On Thursday, May 27, the Wisconsin Legislature’s Joint Finance Committee (JFC) held an executive session to consider various motions related to the 2021-23 state budget. Click here to visit our main budget recap article for more information on the overall budget process as well as each executive session held by JFC in 2021.

Below is a list of motions that JFC considered on May 27, including whether each motion was adopted and how the committee voted. The committee includes 12 Republican members and 4 Democrats; all 11-4 and 4-11 vote tallies were along party lines. One Republican member of JFC was absent on May 27.


  • Motion 58: University of Wisconsin System, Technical College System, and Higher Educational Aids Board (11-4)
  • Motion 59: Department of Public Instruction (11-4)

Not adopted

  • Motion 51: Department of Public Instruction (4-11)
  • Motion 55: University of Wisconsin System, Technical College System, and Higher Educational Aids Board (4-11)

Below are highlights from the motions approved by JFC:

Department of Public Instruction (K-12 education)
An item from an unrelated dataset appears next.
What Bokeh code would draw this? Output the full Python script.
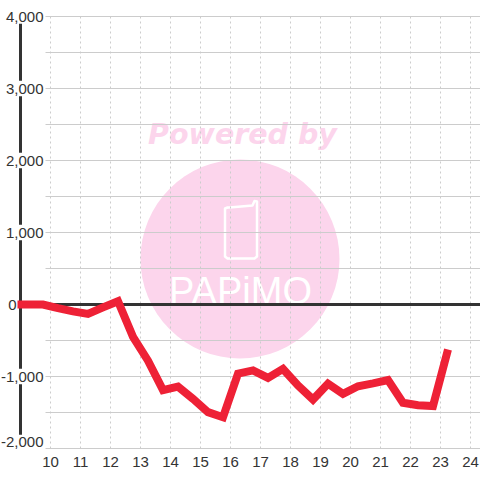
from bokeh.plotting import figure
from bokeh.embed import file_html
from bokeh.resources import INLINE
from bokeh.core.properties import value
from bokeh.models import FixedTicker, Range1d

hours = [8.9, 9.25, 9.75, 10.25, 10.75, 11.25, 11.75, 12.25, 12.75, 13.25, 13.75, 14.25, 14.75,
         15.25, 15.75, 16.25, 16.75, 17.25, 17.75, 18.25, 18.75, 19.25, 19.75, 20.25, 20.75,
         21.25, 21.75, 22.25, 22.75, 23.25]
values = [0, 0, 0, -50, -95, -130, -40, 45, -450, -780, -1190, -1140, -1310,
          -1495, -1565, -960, -915, -1020, -895, -1125, -1320, -1100, -1240, -1135, -1095,
          -1050, -1365, -1400, -1410, -625]
x_ticks = list(range(10, 25))
y_ticks = [4000, 3000, 2000, 1000, 0, -1000, -2000]
y_tick_labels = ["4,000", "3,000", "2,000", "1,000", "0", "-1,000", "-2,000"]
y_minor = [3500, 2500, 1500, 500, -500, -1500]

# pixel <-> data helpers (Bokeh strokes at pixel + 0.5)
def dx(px):
    return 10 + (px - 50) / 30
def dy(py):
    return 4000 - (py - 16) / 0.072

PINK = "#fcd5ec"
GRID = "#cccccc"
DARK = "#333333"
RED = "#ee2136"
FONT = "Liberation Sans"

p = figure(width=480, height=480, output_backend="svg", toolbar_location=None,
           x_range=Range1d(dx(0), dx(480)), y_range=Range1d(dy(449), dy(0)),
           y_axis_location=None, min_border=0, min_border_bottom=31,
           outline_line_color=None)
p.grid.visible = False

ax = p.xaxis[0]
ax.ticker = FixedTicker(ticks=x_ticks)
ax.axis_line_color = None
ax.major_tick_line_color = None
ax.minor_tick_line_color = None
ax.major_label_text_font = FONT
ax.major_label_text_font_size = "15px"
ax.major_label_text_color = DARK
ax.major_label_standoff = 1

# watermark
p.circle([dx(239.5)], [dy(258.5)], radius=99.5, radius_units="screen",
         fill_color=PINK, line_color=None, level="image")
p.text([dx(242)], [dy(134)], text=["Powered by"], text_font=value("DejaVu Sans"),
       text_font_style="bold italic", text_font_size="28.5px", text_color=PINK,
       text_align="center", text_baseline="middle", level="image")
p.line([dx(v) for v in (229, 252, 254, 256.5, 256.5, 254, 227, 224.5, 224.5, 227, 229)],
       [dy(v) for v in (207, 205, 200.5, 201, 256, 258, 258, 256, 208, 207, 207)],
       line_color="white", line_width=2.5, line_join="round", level="image")
p.text([dx(240)], [dy(290)], text=["PAPiMO"], text_font=value(FONT),
       text_font_size="38px", text_color="white", text_align="center",
       text_baseline="middle", level="image")

# grid
all_h = y_ticks + y_minor
p.segment([dx(45)] * len(all_h), all_h, [dx(480)] * len(all_h), all_h,
          line_color=GRID, line_width=1, level="underlay")
p.segment(x_ticks, [-2000] * len(x_ticks), x_ticks, [4000] * len(x_ticks),
          line_color=GRID, line_width=1, line_dash="2 3", level="underlay")

# axis lines: the vertical one is interrupted where a wide tick label sits on it
tops = [3900, 2892, 1892, 892, -1108]
ends = [3108, 2108, 1108, -892, -1808]
p.segment([9.0] * len(tops), tops, [9.0] * len(ends), ends, line_color=DARK, line_width=3)
p.segment([9.0], [0], [dx(480)], [0], line_color=DARK, line_width=3)

# y tick labels
p.text([dx(43)] * len(y_ticks), y_ticks, text=y_tick_labels, text_font=value(FONT),
       text_font_size="15px", text_color=DARK, text_align="right", text_baseline="middle",
       y_offset=[-7 if v == min(y_ticks) else 0 for v in y_ticks],
       x_offset=[-27 if v == 0 else 0 for v in y_ticks])

# series
p.line(hours, values, line_color=RED, line_width=8, line_join="miter")

html = file_html(p, INLINE)
html = html.replace("<head>", "<head><style>html,body{margin:0;padding:0;overflow:hidden}</style>", 1)
open("out.html", "w").write(html)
  • Provide a $128 million increase in state funding for public schools, compared to the $1.6 billion increase proposed by the governor. Wisconsin schools are also expected to receive about $2.6 billion in federal funds under COVID-19 relief legislation. However, that funding includes a maintenance-of-effort requirement for state education spending, and the increase provided under Motion 59 may fall short of that requirement by several hundred million dollars.
  • For special education, reimburse 30% of school special education costs in the second year of the budget, up from 28.2% under current law. The governor proposed increasing the reimbursement rate to 45% in the first year of the budget and 50% in the second.

University of Wisconsin System

  • End the freeze on tuition increases that has been in place for eight years. UW System schools could increase tuition beginning fall of 2021.
  • Increase funding for system schools by $8.25 million, compared to $192 million proposed by the governor.